Kilby writes: I have no idea where Bill found this image, but he saved it in a miscellaneous draft back in 2019, and I figured that it would be appropriate to post it on the 100th anniversary of the event:

Bill was a dedicated baseball fan; he later said that he would have been interested in seeing an amateur game during his visit to Berlin in 2017, but in retrospect it would have been very difficult to find one (then or now).
P.S. In recent baseball news, The Daily Cartoonist posted a nice (if slightly repetitive) collection of cartoons commemorating the death of Willie Mays.
The value of sports in enabling small talk.
That’s an iconic photo that I’ve seen a few times before. Note what looks like a basket full of coke bottles on the bench. Ruth was out for about five minutes, returned to the game where he got three hits off Walter Johnson, and even played the second game of the doubleheader. Today he would have been put on concussion protocol and would have sat out at least seven games. I love old-time photos and you can find bigger copies of this photo online that allows you to see much more detail.
As far as baseball in Germany, Wikipedia says that it is a minor sport but that 30,000 people play it so that he should have been able to find a game somewhere. Minnesota outfileder Max Kepler was born in Germany and played amateur baseball there. They also play pesäpallo in Germany which is a kind of souped up, Finnish version of baseball.
Concussion protocol in the NFL is an imperfect but helpful first step. It certainly beats just saying “he just got his bell rung.”
There’s one of the classic photos of quarterback Y. A. Tittle right after throwing an interception returned for a TD in a game as he was brutally hit and suffered a concussion among other injuries. There was another shot from a different photographer that was also well-known, but I prefer this one. It’s the haunted stare.

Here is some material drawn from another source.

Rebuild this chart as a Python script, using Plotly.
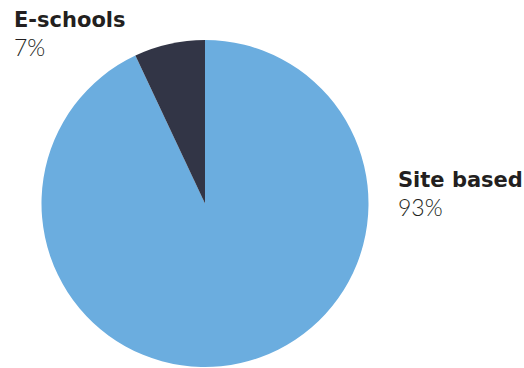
import plotly.graph_objects as go

# School type shares (percent); drawn clockwise from 12 o'clock
labels = ["Site based", "E-schools"]
values = [93, 7]
colors = ["#6BADDF", "#323546"]

W, H = 524, 368

fig = go.Figure(
    go.Pie(
        labels=labels,
        values=values,
        sort=False,
        direction="clockwise",
        rotation=0,
        marker=dict(colors=colors, line=dict(width=0)),
        textinfo="none",
        hoverinfo="label+percent",
        domain=dict(x=[41 / W, 369 / W], y=[1 / H, 328 / H]),
    )
)

# Outside labels: bold name with a light percentage underneath
label_pos = {
    "E-schools": (12, 20),
    "Site based": (396, 180),
}
annotations = []
for name, val in zip(labels, values):
    px, py = label_pos[name]
    annotations.append(dict(
        x=px / W, y=1 - py / H, xref="paper", yref="paper",
        xanchor="left", yanchor="middle", showarrow=False,
        text=f"<b>{name}</b>",
        font=dict(family="DejaVu Sans", size=21, color="#231F20"),
    ))
    annotations.append(dict(
        x=px / W, y=1 - (py + 27) / H, xref="paper", yref="paper",
        xanchor="left", yanchor="middle", showarrow=False,
        text=f"{val}%",
        font=dict(family="Lato", size=23, color="#231F20", weight=300),
    ))

fig.update_layout(
    width=W, height=H,
    margin=dict(l=0, r=0, t=0, b=0),
    paper_bgcolor="white",
    showlegend=False,
    annotations=annotations,
)

fig.write_html("out.html")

@ U.$. (2) – The question was moot right from the beginning, because Bill never mentioned his interest to me until after he had returned to the U.S., but even if there are 30K baseball players hidden somewhere in Germany, that is an insignificant whisper (just 1 out of every 2800 people) compared to “Fußball” (a.k.a. soccer), for which there are 6.5 million club members (8% of the population) in Germany, organized in 27000 clubs (many of which support multiple teams at more than one level).
P.S. There is in fact a “German National Baseball League” (with 11 teams), but the only teams located even remotely close to here are in Hamburg and Döhren (each of which is a good three-hour drive (one way) from Berlin).
If Fußball is soccer, what is the name for the tabletop game with flippers styled as players on rotating spindles which the human actual players can flip around to propel a puck?
Foosball
The term “Foosball” is the (American) English name for it, Germans generally call the game “Tischkicker”; I’ve never heard anyone here call it by the supposedly “official” name of “Tischfußball”.
“Tisch” is table, so “Table football” or “Table soccer” makes sense. A play table in general, as for children, is “Spieltisch” but I find it interesting that “Spieltisch” is also (very logically) the term for a pipe organ console. For me, playing the pipe organ is much more fun than Foosball.
Parallel to “Kicker” for a foosball table, the German word for a pinball machine is “Flipper”, and no, dolphins have nothing to do with it.
They call him Flipper, Flipper / faster than lightning / and since he was a young man, he’s played the silver ball.
No one you see / is smarter than he / from Soho down to Brighton he must have played them all.